Work related musculoskeletal disorders (WMSD’s) are common among many office workers. WMSDs are related to a common group of disorders that affect the nerves, muscles, and tendons of the body. Common related injuries include carpal tunnel, tension neck syndrome, and tendonitis to name a few. Areas affected are typically in the back, neck, shoulders, wrists, hands, elbows, knees, ankles, and feet. WMSDs occur when the body does more than it can withstand such as prolonged periods of standing or sitting. Office settings commonly rely on the use of computers meaning that workers are often sitting for prolonged periods of time.

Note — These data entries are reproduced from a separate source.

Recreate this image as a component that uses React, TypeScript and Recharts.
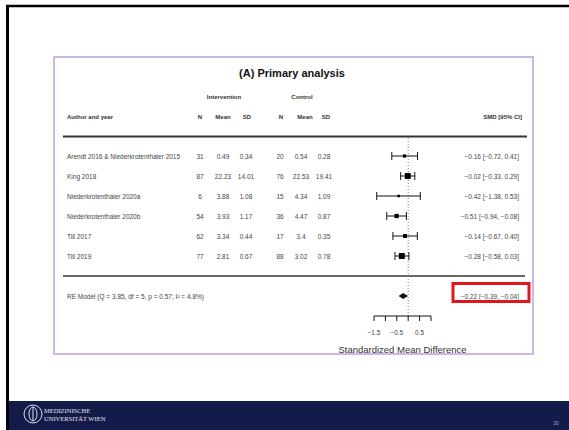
import React from 'react';
import { ComposedChart, Scatter, ErrorBar, XAxis, YAxis, ReferenceLine } from 'recharts';

// study rows (forest plot, primary analysis)
const studies = [
  'Arendt 2016 & Niederkrotenthaler 2015',
  'King 2018',
  'Niederkrotenthaler 2020a',
  'Niederkrotenthaler 2020b',
  'Till 2017',
  'Till 2019',
];
const nInt = [31, 87, 6, 54, 62, 77];
const meanInt = [0.49, 22.23, 3.88, 3.93, 3.34, 2.81];
const sdInt = [0.34, 14.01, 1.08, 1.17, 0.44, 0.67];
const nCtrl = [20, 76, 15, 36, 17, 88];
const meanCtrl = [0.54, 22.53, 4.34, 4.47, 3.4, 3.02];
const sdCtrl = [0.28, 19.41, 1.09, 0.87, 0.35, 0.78];
const smd = [-0.16, -0.02, -0.42, -0.51, -0.14, -0.28];
const ciLow = [-0.72, -0.33, -1.38, -0.94, -0.67, -0.58];
const ciHigh = [0.41, 0.29, 0.53, -0.08, 0.4, 0.03];

// pooled random-effects estimate
const reStats = 'RE Model (Q = 3.85, df = 5, p = 0.57; I\u00B2 = 4.8%)';
const reEstimate = -0.22;
const reLower = -0.39;
const reUpper = -0.04;

const xTicks = [-1.5, -1, -0.5, 0, 0.5, 1];
const xTickLabels = ['\u22121.5', '', '\u22120.5', '', '0.5', ''];
const axisTitle = 'Standardized Mean Difference';

const FONT = '"Liberation Sans", Arial, sans-serif';
const TEXT = '#444';
const COLS = [200, 223, 246, 280, 301, 324];

const minus = (s: string) => s.replace(/-/g, '\u2212');
const ciText = (e: number, l: number, h: number) =>
  minus(`${e.toFixed(2)} [${l.toFixed(2)}, ${h.toFixed(2)}]`);

const maxN = Math.max(...nInt.map((n, i) => n + nCtrl[i]));
const rows = studies.map((name, i) => ({
  name,
  x: smd[i],
  y: i,
  err: [smd[i] - ciLow[i], ciHigh[i] - smd[i]],
  box: 2 + (4 * (nInt[i] + nCtrl[i])) / maxN,
  cells: [nInt[i], meanInt[i], sdInt[i], nCtrl[i], meanCtrl[i], sdCtrl[i]].map(String),
  ci: ciText(smd[i], ciLow[i], ciHigh[i]),
}));

const RE_ROW = studies.length + 1;
const half = 0.12;
const diamond = [
  { x: reLower, y: RE_ROW },
  { x: reEstimate, y: RE_ROW - half },
  { x: reUpper, y: RE_ROW },
  { x: reEstimate, y: RE_ROW + half },
  { x: reLower, y: RE_ROW },
];
const reRow = [{ x: reEstimate, y: RE_ROW }];

function StudyRow(props: any) {
  const { cx, cy, payload } = props;
  const s = payload.box;
  return (
    <g fontFamily={FONT} fontSize={6.5} fill={TEXT}>
      <text x={67} y={cy} dominantBaseline="central">{payload.name}</text>
      {payload.cells.map((c: string, k: number) => (
        <text key={k} x={COLS[k]} y={cy} textAnchor="middle" dominantBaseline="central">{c}</text>
      ))}
      <text x={519} y={cy} textAnchor="end" dominantBaseline="central">{payload.ci}</text>
      <rect x={cx - s / 2} y={cy - s / 2} width={s} height={s} fill="#000" />
    </g>
  );
}

function RERow(props: any) {
  const { cy } = props;
  return (
    <g fontFamily={FONT} fontSize={6.5} fill={TEXT}>
      <text x={67} y={cy} dominantBaseline="central">{reStats}</text>
      <text x={519} y={cy} textAnchor="end" dominantBaseline="central">
        {ciText(reEstimate, reLower, reUpper)}
      </text>
      <rect x={453} y={cy - 12.5} width={76} height={18} fill="none" stroke="#e3151b" strokeWidth={3} />
    </g>
  );
}

function Slide() {
  const hdr = { fontFamily: FONT, fontSize: 6, fontWeight: 700, fill: '#333' } as const;
  return (
    <svg width={569} height={430} style={{ position: 'absolute', left: 0, top: 0 }}>
      <rect width={569} height={430} fill="#fff" />
      <line x1={6} y1={6} x2={569} y2={6} stroke="#000" strokeWidth={2.5} />
      <line x1={7.5} y1={5} x2={7.5} y2={430} stroke="#000" strokeWidth={3} />
      <rect x={54} y={57} width={479} height={297} fill="none" stroke="#cdb6e4" strokeWidth={2} />
      <text x={292} y={73} textAnchor="middle" dominantBaseline="central"
        style={{ fontFamily: FONT, fontSize: 11, fontWeight: 700, fill: '#111' }}>
        (A) Primary analysis
      </text>
      <text x={224} y={97} textAnchor="middle" dominantBaseline="central" style={hdr}>Intervention</text>
      <text x={302} y={97} textAnchor="middle" dominantBaseline="central" style={hdr}>Control</text>
      <text x={67} y={117} dominantBaseline="central" style={hdr}>Author and year</text>
      {['N', 'Mean', 'SD', 'N', 'Mean', 'SD'].map((h, k) => (
        <text key={k} x={[200, 223, 247, 281, 305, 326][k]} y={117} textAnchor="middle"
          dominantBaseline="central" style={hdr}>{h}</text>
      ))}
      <text x={522} y={117} textAnchor="end" dominantBaseline="central" style={hdr}>SMD [95% CI]</text>
      <line x1={63} y1={136.5} x2={527} y2={136.5} stroke="#333" strokeWidth={2} />
      <line x1={63} y1={276} x2={525} y2={276} stroke="#333" strokeWidth={1.3} />
      <rect x={9} y={401} width={560} height={29} fill="#131b4b" />
      <circle cx={33} cy={414} r={9} fill="none" stroke="#dde" strokeWidth={1} />
      <ellipse cx={33} cy={414} rx={4} ry={7} fill="none" stroke="#dde" strokeWidth={1} />
      <line x1={33} y1={407} x2={33} y2={421} stroke="#dde" strokeWidth={1} />
      <text x={44} y={410} dominantBaseline="central"
        style={{ fontFamily: '"Liberation Serif", serif', fontSize: 6.5, fill: '#e8e8f0' }}>MEDIZINISCHE</text>
      <text x={44} y={418} dominantBaseline="central"
        style={{ fontFamily: '"Liberation Serif", serif', fontSize: 6.5, fill: '#e8e8f0' }}>UNIVERSITÄT WIEN</text>
      <text x={556} y={423} textAnchor="middle" dominantBaseline="central"
        style={{ fontFamily: FONT, fontSize: 5, fill: '#aab' }}>20</text>
    </svg>
  );
}

export default function App() {
  return (
    <div style={{ position: 'absolute', left: 0, top: 0, width: 569, height: 430, background: '#fff' }}>
      <Slide />
      <ComposedChart
        width={569}
        height={430}
        margin={{ top: 138, right: 138, bottom: 74, left: 374 }}
        style={{ position: 'absolute', left: 0, top: 0 }}
      >
        <XAxis
          type="number"
          dataKey="x"
          domain={[-1.5, 1]}
          ticks={xTicks}
          interval={0}
          tickFormatter={(v: number) => xTickLabels[xTicks.indexOf(v)] ?? ''}
          height={40}
          tickSize={5}
          tickMargin={9}
          stroke="#111"
          tick={{ fontSize: 6.5, fill: TEXT, fontFamily: FONT }}
          label={{ value: axisTitle, position: 'insideBottom', offset: 3.5, fontSize: 9.5, fill: '#333', fontFamily: FONT }}
        />
        <YAxis type="number" dataKey="y" domain={[-0.9, 8]} reversed hide />
        <ReferenceLine x={0} stroke="#777" strokeDasharray="1 2" />
        <Scatter data={rows} shape={StudyRow} isAnimationActive={false}>
          <ErrorBar dataKey="err" direction="x" width={4} stroke="#111" strokeWidth={1} />
        </Scatter>
        <Scatter
          data={diamond}
          line={{ fill: '#111', stroke: '#111' }}
          lineJointType="linear"
          shape={() => <g />}
          isAnimationActive={false}
        />
        <Scatter data={reRow} shape={RERow} isAnimationActive={false} />
      </ComposedChart>
    </div>
  );
}
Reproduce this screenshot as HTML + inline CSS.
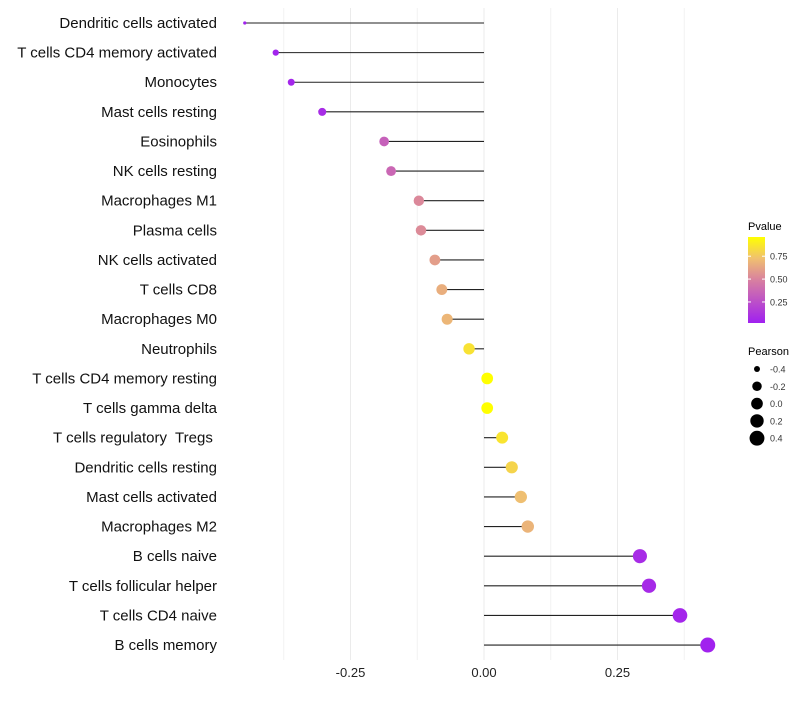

WMSD’s are the leading cause of human injury and decrease in productivity in office workspaces because of fixed body positions. However, WMSD’s may also occur because of standing, repetitive motions, twisting, and lifting to name a few. It has been proven that WMSD’s result in three types of injuries including injuries to the nerves, muscles, and tendons. Work related musculoskeletal disorder symptoms occur in stages of early, intermediate and late. During the three stages, symptoms go from mild to severe with pain being the most commonly associated symptom. Eventually, the person suffering from WMSD’s may experience stiffness of the joints, redness and swelling in the area that is affected, and muscle tightness.
During the early stages of WMSD’s symptoms generally include mild aching and fatigue in the affected areas such as the limbs that are particularly bothersome while at work but seem to fade or disappear at night or after time away from work. During this stage work productivity is not affected and therefore the person may not even realize that there is a problem occurring within their body. It is especially important to pay attention for the appearance of these symptoms in order to treat them before they worsen or become persistent.
By the time, WMSD’s reach the intermediate stages, the person will continue to experience aching and fatigue in the affected area that will occur while at work and continue during the night with less intensity. Productivity starts to decrease at this point and repetitive motions become difficult. If the person does not seek treatment at this point WMSD’s will increase to the late stages that include extreme aching and fatigue of the areas affected and even signs of persistent weakness. At this point, the pain is extreme enough to disrupt normal sleeping patterns and greatly reduces performance and productivity in and out of the workplace.